A few months ago on Instagram I wrote this: "The things I do over and over (and over and over) again shape me. The mundane and the daily have more impact on me than those once-in-a-lifetime experiences. I am a river rock, and my everyday life is my river. Though I cannot see today how I am changing, years from now I will see it." I've thought about this a lot in the months since then, and I believe it even more today! But it's not just true for me. It's true for my children too. The things we do together and I do for my children day after day provide an anchor for them in an often scary situation: growing up. And our rituals become important anchors, but they also become their river, shaping them (though it be ever so slowly) into their future selves. It's not our fun outings or my occasional outbursts of anger that shape them as much as it is the repeated flow of our days.
Not everyone gets this or sees this, but my dear friend (and one of the best souls in all of Southern Oregon) does. She lights up when she tells me in her sweet South African accent about their evening routines: watching her boys stumble from the car to the house with backpacks as large as they are; brewing her evening cup of tea while making dinner; playing games in the backyard after mealtime (if the weather is nice) to expend leftover energy; brushing little boy teeth and little boy hair.
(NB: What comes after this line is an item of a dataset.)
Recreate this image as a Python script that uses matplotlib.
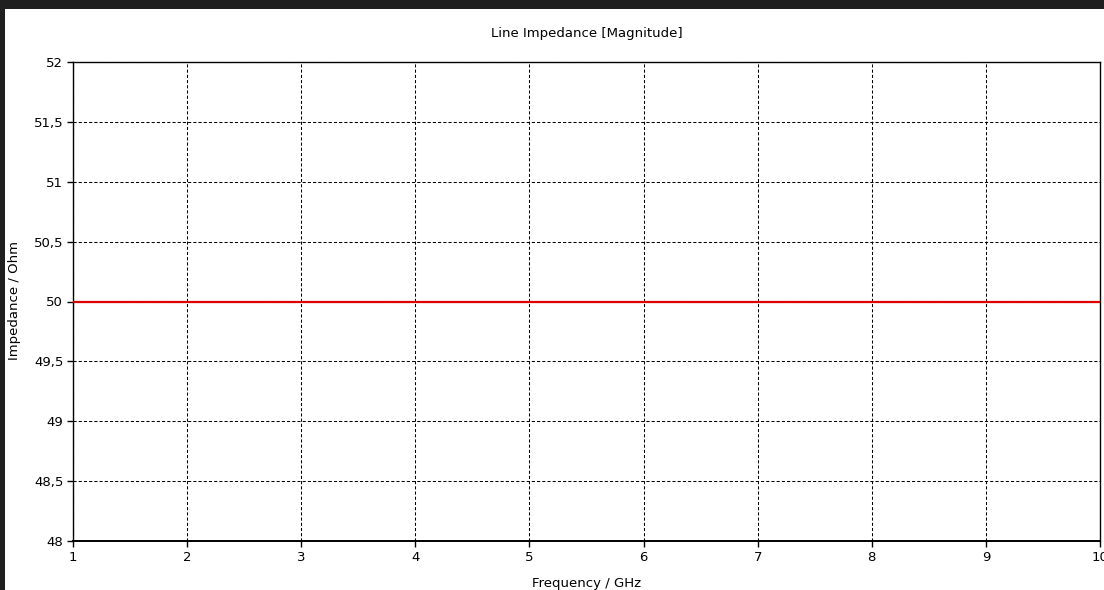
import matplotlib
matplotlib.use("Agg")
import matplotlib.pyplot as plt
from matplotlib.patches import Rectangle
from matplotlib.ticker import FuncFormatter, MultipleLocator

frequency_ghz = [1, 2, 3, 4, 5, 6, 7, 8, 9, 10]
impedance_ohm = [50, 50, 50, 50, 50, 50, 50, 50, 50, 50]
title = "Line Impedance [Magnitude]"
xlabel = "Frequency / GHz"
ylabel = "Impedance / Ohm"

W, H = 1104, 590
fig = plt.figure(figsize=(W / 100, H / 100), dpi=100, facecolor="#1f1f1f")
fig.patches.append(Rectangle((5 / W, 0), 1, 1 - 9 / H, transform=fig.transFigure,
                             facecolor="white", edgecolor="none", zorder=-10))

ax = fig.add_axes([73 / W, 1 - 541 / H, (1100 - 73) / W, (541 - 62) / H])
ax.plot(frequency_ghz, impedance_ohm, color="#e00000", lw=1.6, zorder=3)
ax.set_xlim(1, 10)
ax.set_ylim(48, 52)
ax.xaxis.set_major_locator(MultipleLocator(1))
ax.yaxis.set_major_locator(MultipleLocator(0.5))
fmt = FuncFormatter(lambda v, p: (f"{v:g}").replace(".", ","))
ax.xaxis.set_major_formatter(fmt)
ax.yaxis.set_major_formatter(fmt)
ax.grid(True, color="black", linestyle=(0, (3, 2)), linewidth=0.75)
ax.tick_params(direction="out", length=4, width=1, labelsize=9.5, colors="black", pad=3)
for s in ax.spines.values():
    s.set_linewidth(1.0)
    s.set_color("black")
ax.spines["bottom"].set_linewidth(1.4)

fig.text(586.5 / W, 1 - 33 / H, title, ha="center", va="center", fontsize=9.5)
fig.text(15 / W, 1 - 301 / H, ylabel, ha="center", va="center", rotation=90, fontsize=9.5)
fig.text(586.5 / W, 1 - 584 / H, xlabel, ha="center", va="center", fontsize=9.5)

fig.savefig("out.png", dpi=100, facecolor=fig.get_facecolor())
It's crazy, as evenings always are with young children, and even crazier when both parents work full-time. But she wouldn't trade it for the world. With two boys on the loose, my dear friend worries about the future like we all do: Will they ever grow out of their...rambunctious, aggressive, destructive boyhood?! Will they grow up to be kind-hearted, gracious, courageous men?
They're still rough rocks. Young children haven't had a long exposure to the smoothing power of the river. But they are experiencing it. With every evening of backpacks and kisses and tea and love tackles and teeth brushing and prayers, they are being shaped.
Your children are river rocks, and your everyday life is their river. Though you cannot see today how your children are changing, years from now you will see it.